If you haven't contributed to open-source before, we recommend you read this excellent guide by GitHub on how to contribute to open source. The guide is long, so you can gloss over things you're familiar with.
If you're not already familiar with it, we follow the fork and pull model on GitHub. Also, check out this recommended git workflow.
This project has a number of requirements for all code contributed.
- We follow the PEP-8 style convention.
- We use NumPy-style docstrings.
- It's ideal if user-facing API changes or new features have documentation added.
- It is best if all new functionality and/or bug fixes have unit tests added with each use-case.
This project uses the hatch project manager and build system. We recommend you install hatch
as a global isolated application using pipx. See other installation options here.
pipx install hatch
Note
Many custom command shortcuts are accessible through hatch (and shown below). See tool.hatch.envs.default.scripts
in our project's pyproject.toml
configuration file.
After forking and cloning the repository, you can create an isolated Python development environment and install the package in "editable" (i.e. development) mode as follows:
git clone https://github.com/open2c/bioframe.git
cd bioframe
hatch shell
The first time you run hatch shell
the environment will be created and activated, and the package will be installed. In future sessions, running hatch shell
will reactivate your development environment.
Tip
If you prefer to store your virtual environments in your working directory (like classic virtualenvs) rather than in a centralized location (similar to conda), configure hatch as follows:
hatch config set dirs.env.virtual .venv
This will make hatch set up its environments within the current working directory under .venv
.
Alternatively, if you prefer to manage your virtual environments yourself, you can install the package for development using, for example:
python -m venv .venv
source .venv/bin/activate
pip install -e '.[dev,test,docs]'
For all pull requests, linting and unit tests are automatically run using the GitHub Actions Continuous Integration service. However, you are still encouraged to run these checks locally before pushing code to a PR.
We use ruff for style checking. Run ruff check .
or:
hatch run lint
Ruff can fix a lot of errors itself. Run ruff check --fix .
or:
hatch run fix
Ruff includes a formatter that mimics black. To automatically reformat your code, you can use ruff format {source_file}
.
We use pre-commit to make sure the coding style is enforced. You first need to install pre-commit and the corresponding git commit hooks:
pip install pre-commit
pre-commit install
The last command installs the hooks listed in .pre-commit-config.yaml
locally into your git repo.
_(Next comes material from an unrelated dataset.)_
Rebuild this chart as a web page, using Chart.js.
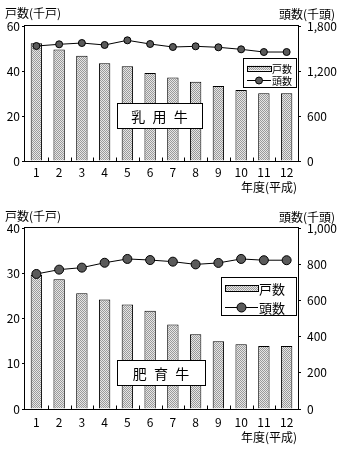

If you do this, the checks will run automatically before every commit. You can also manually make sure your code satisfies the coding style:
pre-commit run --all-files
It is best if all new functionality and/or bug fixes have unit tests added with each use-case.
We use pytest as our unit testing framework. Once you've configured your environment, you can just cd
to the root of your repository and run pytest
or:
hatch run test
If a feature is stable and relatively finalized, it is time to add it to the documentation. If you are adding any private/public functions, it is best to add docstrings, to aid in reviewing code and also for the API reference.
We use Numpy style docstrings and Sphinx to document this library. Sphinx, in turn, uses reStructuredText as its markup language for adding code.
We use the Sphinx Autosummary extension to generate API references. You may want to look at docs/api-*.rst
files to see how they look and where to add new functions, classes or modules. We also use the myst_nb extension to render Jupyter notebooks in the documentation.
To build the documentation, run sphinx-autobuild
using:
hatch run docs
This will build the documentation and serve it on a local http server which listens for changes and automatically rebuilds.
Documentation from the main
branch and tagged releases is automatically built and hosted on readthedocs.
This document is based off of the guidelines from the sparse project.